A model of lunar lander "Resilience", operated by ispace, is displayed at a venue where ispace employees monitored the company's attempt to land on the Moon, in Tokyo, Japan, June 6, 2025.  REUTERS/Manami Yamada/File Photo

Overview

  • ispace, which announced the change Friday, postponed its NASA Commercial Lunar Payload Services lander to 2030 after dropping its planned Agile engine and unifying its spacecraft into a single Ultra design.
  • The delayed U.S. mission, led by Draper under NASA’s CLPS program, slips three years from a 2027 target, and ispace said it is awaiting formal NASA approval for the new schedule and hardware.

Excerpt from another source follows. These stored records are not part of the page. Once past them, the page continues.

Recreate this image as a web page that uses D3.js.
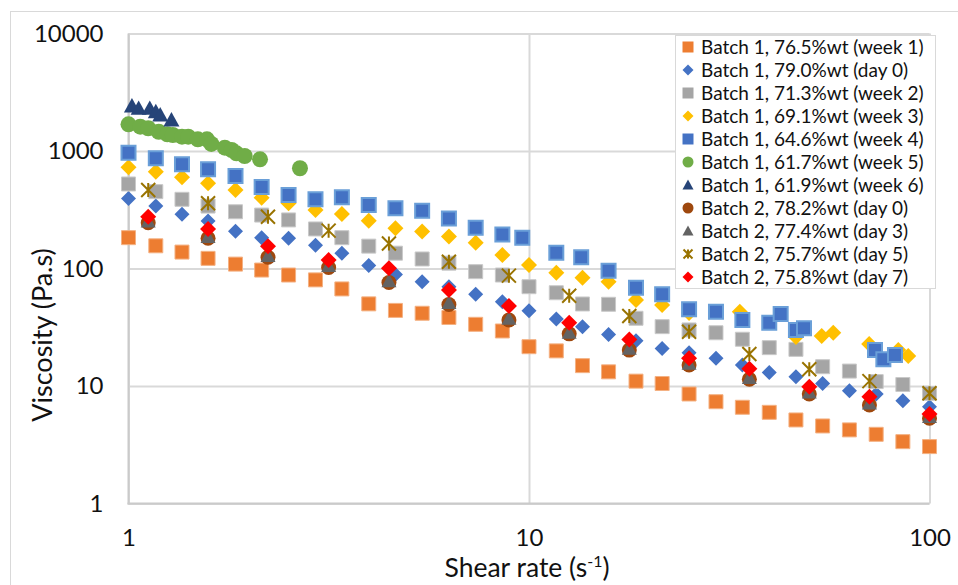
<!DOCTYPE html>
<html>
<head>
<meta charset="utf-8">
<script src="https://cdn.jsdelivr.net/npm/d3@7"></script>
<style>
  html, body { margin: 0; padding: 0; background: #fff; }
  svg { display: block; }
  text { font-family: Lato, "Open Sans", sans-serif; fill: #111; }
</style>
</head>
<body>
<svg id="chart" width="958" height="585"></svg>
<script>
// Shear rates (1/s)
const shearB1 = [1, 1.17, 1.36, 1.58, 1.85, 2.15, 2.51, 2.93, 3.41, 3.98, 4.64, 5.41, 6.31, 7.36, 8.58, 10,
  11.7, 13.6, 15.8, 18.5, 21.5, 25.1, 29.3, 34.1, 39.8, 46.4, 54.1, 63.1, 73.6, 85.8, 100];
const shearWeek3 = [1, 1.17, 1.36, 1.58, 1.85, 2.15, 2.51, 2.93, 3.41, 3.98, 4.64, 5.41, 6.31, 7.36, 8.58, 10,
  11.7, 13.6, 15.8, 18.5, 21.5, 25.1, 33.6, 46.4, 53.8, 57.5, 70.7, 83.6, 88.5];
const shearWeek4 = [1, 1.17, 1.36, 1.58, 1.85, 2.15, 2.51, 2.93, 3.41, 3.98, 4.64, 5.41, 6.31, 7.36, 8.58, 9.62,
  11.7, 13.5, 15.8, 18.5, 21.5, 25.1, 29.3, 34.1, 39.8, 42.5, 46.4, 48.6, 73.1, 76.7, 82.0];
const shearWeek5 = [1, 1.07, 1.12, 1.19, 1.25, 1.29, 1.36, 1.41, 1.49, 1.57, 1.61, 1.74, 1.81, 1.86, 1.95, 2.13, 2.68];
const shearWeek6 = [1.02, 1.06, 1.13, 1.17, 1.2, 1.28];
const shearB2 = [1.12, 1.58, 2.23, 3.16, 4.47, 6.31, 8.91, 12.6, 17.8, 25.1, 35.5, 50.1, 70.8, 100];

// Viscosity (Pa.s)
const b1Week1 = [183, 156, 138, 122, 109, 97, 88, 80, 67, 50, 44, 41.6, 38.3, 33.5, 29.4, 21.6,
  19.9, 14.9, 13.2, 11.0, 10.5, 8.55, 7.35, 6.59, 5.97, 5.14, 4.57, 4.23, 3.88, 3.36, 3.05];
const b1Day0 = [395, 340, 289, 254, 208, 183, 181, 158, 135, 106, 89, 77.2, 70, 60.3, 52.2, 43.7,
  37.2, 32, 27.5, 24.3, 20.9, 19.2, 17.2, 15.1, 13.0, 12.0, 10.5, 9.12, 8.55, 7.5, 6.67];
const b1Week2 = [524, 451, 388, 340, 304, 285, 259, 217, 183, 155, 135, 120.5, 111, 94, 88, 70,
  62.2, 49.9, 49.6, 37.7, 32, 30, 28.4, 25, 21.2, 20.5, 14.6, 13.4, 10.9, 10.3, 8.67];
const b1Week3 = [727, 667, 597, 531, 466, 401, 359, 315, 291, 255, 220, 206, 187, 166, 130, 107,
  92, 83.5, 77, 54, 48.9, 41.8, 42.9, 26.1, 26.7, 28.4, 22.8, 20.2, 18.0];
const b1Week4 = [968, 867, 771, 699, 613, 494, 423, 388, 404, 347, 325, 310, 267, 222, 195, 183,
  136, 124.5, 95.8, 68.7, 60.3, 45, 42.9, 36.5, 34.6, 41, 30, 31, 20.2, 16.9, 18.4];
const b1Week5 = [1687, 1610, 1561, 1459, 1387, 1368, 1324, 1324, 1258, 1258, 1148, 1067, 1020, 956, 907, 850, 713];
const b1Week6 = [2415, 2309, 2309, 2160, 2024, 1837];
const b2Day0 = [245, 181, 124.5, 102, 76, 49.4, 36.5, 27.8, 20.2, 15.1, 11.4, 8.55, 6.89, 5.31];
const b2Day3 = [252, 186, 128, 105, 78, 51, 37.5, 28.5, 20.8, 15.5, 11.7, 8.8, 7.1, 5.45];
const b2Day5 = [466, 359, 276, 210, 163, 114, 86.9, 58.7, 39.4, 29, 18.7, 13.9, 11.0, 8.67];
const b2Day7 = [276, 217, 155, 118, 100.5, 65.7, 48, 34.6, 24.9, 17.2, 14.0, 9.86, 8.11, 5.78];

const seriesNames = [
  "Batch 1, 76.5%wt (week 1)", "Batch 1, 79.0%wt (day 0)", "Batch 1, 71.3%wt (week 2)",
  "Batch 1, 69.1%wt (week 3)", "Batch 1, 64.6%wt (week 4)", "Batch 1, 61.7%wt (week 5)",
  "Batch 1, 61.9%wt (week 6)", "Batch 2, 78.2%wt (day 0)", "Batch 2, 77.4%wt (day 3)",
  "Batch 2, 75.7%wt (day 5)", "Batch 2, 75.8%wt (day 7)"
];
const xTicks = [1, 10, 100];
const yTicks = [1, 10, 100, 1000, 10000];

// marker style for each series, in drawing order
const styles = [
  { shape: "square",   size: 14, fill: "#ED7D31", stroke: "#F4B183", sw: 1 },
  { shape: "diamond",  size: 15, fill: "#4472C4", stroke: "none",    sw: 0 },
  { shape: "square",   size: 14, fill: "#A5A5A5", stroke: "#C9C9C9", sw: 1 },
  { shape: "diamond",  size: 16, fill: "#FFC000", stroke: "none",    sw: 0 },
  { shape: "square",   size: 14, fill: "#4472C4", stroke: "#6A9FD8", sw: 2 },
  { shape: "circle",   size: 16, fill: "#70AD47", stroke: "none",    sw: 0 },
  { shape: "triangle", size: 16, fill: "#264478", stroke: "none",    sw: 0 },
  { shape: "circle",   size: 15, fill: "#9E480E", stroke: "none",    sw: 0 },
  { shape: "triangle", size: 15, fill: "#636363", stroke: "none",    sw: 0 },
  { shape: "star",     size: 14, fill: "none",    stroke: "#997300", sw: 2 },
  { shape: "diamond",  size: 16, fill: "#FF0000", stroke: "none",    sw: 0 }
];

const series = [
  [shearB1, b1Week1], [shearB1, b1Day0], [shearB1, b1Week2], [shearWeek3, b1Week3],
  [shearWeek4, b1Week4], [shearWeek5, b1Week5], [shearWeek6, b1Week6],
  [shearB2, b2Day0], [shearB2, b2Day3], [shearB2, b2Day5], [shearB2, b2Day7]
].map(([xs, ys], i) => ({
  name: seriesNames[i],
  style: styles[i],
  points: xs.map((x, j) => ({ x, y: ys[j] }))
}));

// marker path centred on 0,0; s = overall width
function markerPath(shape, s) {
  const h = s / 2;
  switch (shape) {
    case "square":
      return `M${-h},${-h}H${h}V${h}H${-h}Z`;
    case "diamond":
      return `M0,${-h}L${h},0L0,${h}L${-h},0Z`;
    case "circle":
      return `M${h},0A${h},${h} 0 1,1 ${-h},0A${h},${h} 0 1,1 ${h},0Z`;
    case "triangle": {
      const th = s * 0.9;
      return `M0,${-th * 0.55}L${h},${th * 0.45}L${-h},${th * 0.45}Z`;
    }
    case "star":
      return `M${-h},${-h}L${h},${h}M${h},${-h}L${-h},${h}M0,${-h}V${h}`;
  }
}

const svg = d3.select("#chart");
svg.append("rect").attr("width", 958).attr("height", 585).attr("fill", "#fff");

// outer chart border
svg.append("rect")
  .attr("x", 10.5).attr("y", 11.5).attr("width", 980).attr("height", 620)
  .attr("fill", "none").attr("stroke", "#D9D9D9").attr("stroke-width", 1);

const plot = { left: 128.5, right: 929.5, top: 33.5, bottom: 503.5 };

const x = d3.scaleLog().domain([1, 100]).range([plot.left, plot.right]);
const y = d3.scaleLog().domain([1, 10000]).range([plot.bottom, plot.top]);

// grid + tick labels
const yAxis = svg.append("g")
  .attr("transform", `translate(${plot.left},0)`)
  .call(d3.axisLeft(y).tickValues(yTicks).tickFormat(d3.format("d"))
    .tickSize(-(plot.right - plot.left)).tickPadding(25));
const xAxis = svg.append("g")
  .attr("transform", `translate(0,${plot.bottom})`)
  .call(d3.axisBottom(x).tickValues(xTicks).tickFormat(d3.format("d"))
    .tickSize(-(plot.bottom - plot.top)).tickPadding(25));

[yAxis, xAxis].forEach(g => {
  g.select(".domain").remove();
  g.selectAll(".tick line").attr("stroke", "#D9D9D9").attr("stroke-width", 2);
  g.selectAll(".tick text")
    .attr("font-family", "Lato, Open Sans, sans-serif")
    .attr("font-size", 24).attr("fill", "#111");
});

// axis lines
svg.append("line")
  .attr("x1", plot.left).attr("x2", plot.left).attr("y1", plot.top).attr("y2", plot.bottom + 1)
  .attr("stroke", "#CACACA").attr("stroke-width", 2);
svg.append("line")
  .attr("x1", plot.left - 1).attr("x2", plot.right).attr("y1", plot.bottom).attr("y2", plot.bottom)
  .attr("stroke", "#CACACA").attr("stroke-width", 2);

// axis titles
const xt = svg.append("text")
  .attr("x", 527).attr("y", 577).attr("text-anchor", "middle").attr("font-size", 26.5);
xt.append("tspan").text("Shear rate (s");
xt.append("tspan").attr("font-size", 16).attr("dy", -10).text("-1");
xt.append("tspan").attr("dy", 10).text(")");

svg.append("text")
  .attr("transform", "translate(52,335) rotate(-90)")
  .attr("text-anchor", "middle").attr("font-size", 27)
  .text("Viscosity (Pa.s)");

// data markers
const marks = svg.append("g");
series.forEach(s => {
  marks.append("g").selectAll("path")
    .data(s.points)
    .join("path")
    .attr("transform", d => `translate(${x(d.x)},${y(d.y)})`)
    .attr("d", markerPath(s.style.shape, s.style.size))
    .attr("fill", s.style.fill)
    .attr("stroke", s.style.stroke)
    .attr("stroke-width", s.style.sw);
});

// legend
const legend = svg.append("g");
const lg = { x: 675.5, y: 35.5, w: 260, h: 253, row: 23, first: 47 };
legend.append("rect")
  .attr("x", lg.x).attr("y", lg.y).attr("width", lg.w).attr("height", lg.h)
  .attr("fill", "#fff").attr("stroke", "#D9D9D9").attr("stroke-width", 1);

const items = legend.selectAll("g.item").data(series).join("g")
  .attr("class", "item")
  .attr("transform", (d, i) => `translate(688,${lg.first + i * lg.row})`);
items.append("path")
  .attr("d", d => markerPath(d.style.shape, d.style.shape === "star" ? 9 : 11))
  .attr("fill", d => d.style.fill)
  .attr("stroke", d => d.style.shape === "star" ? d.style.stroke : "none")
  .attr("stroke-width", d => d.style.shape === "star" ? 2 : 0);
const labels = items.append("text")
  .attr("x", 13).attr("dy", "0.36em").attr("font-size", 18)
  .text(d => d.name);

// size legend text so the longest label spans the box
const widest = d3.max(labels.nodes(), n => n.getComputedTextLength());
const fs = Math.min(19, 18 * 227 / widest);
labels.attr("font-size", fs.toFixed(2));
</script>
</body>
</html>
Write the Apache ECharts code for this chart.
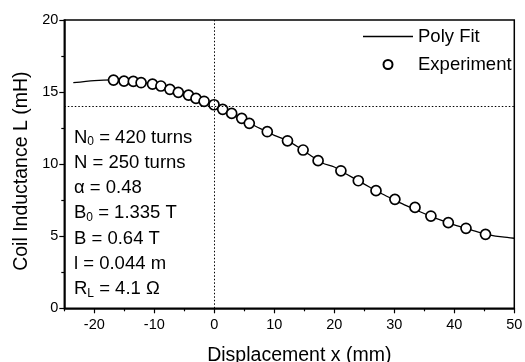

  • The company will shift near-term work to a Lunar Connect Service with five orbiters by 2030 that provide communications, navigation, and imaging, starting with a 2027 satellite launch arranged through Argo Space.
  • Chief financial officer Jumpei Nozaki said the redesign and consolidation could add several million dollars in costs, prompt a fresh equity raise, and cut a few dozen jobs as global teams merge.
  • Japan-backed lander flights in 2028 and 2029 will still use the Ultra design, keeping ispace’s landing line active as NASA plans up to 30 uncrewed lunar surface missions from next year and private U.S. firms set the pace for commercial landings.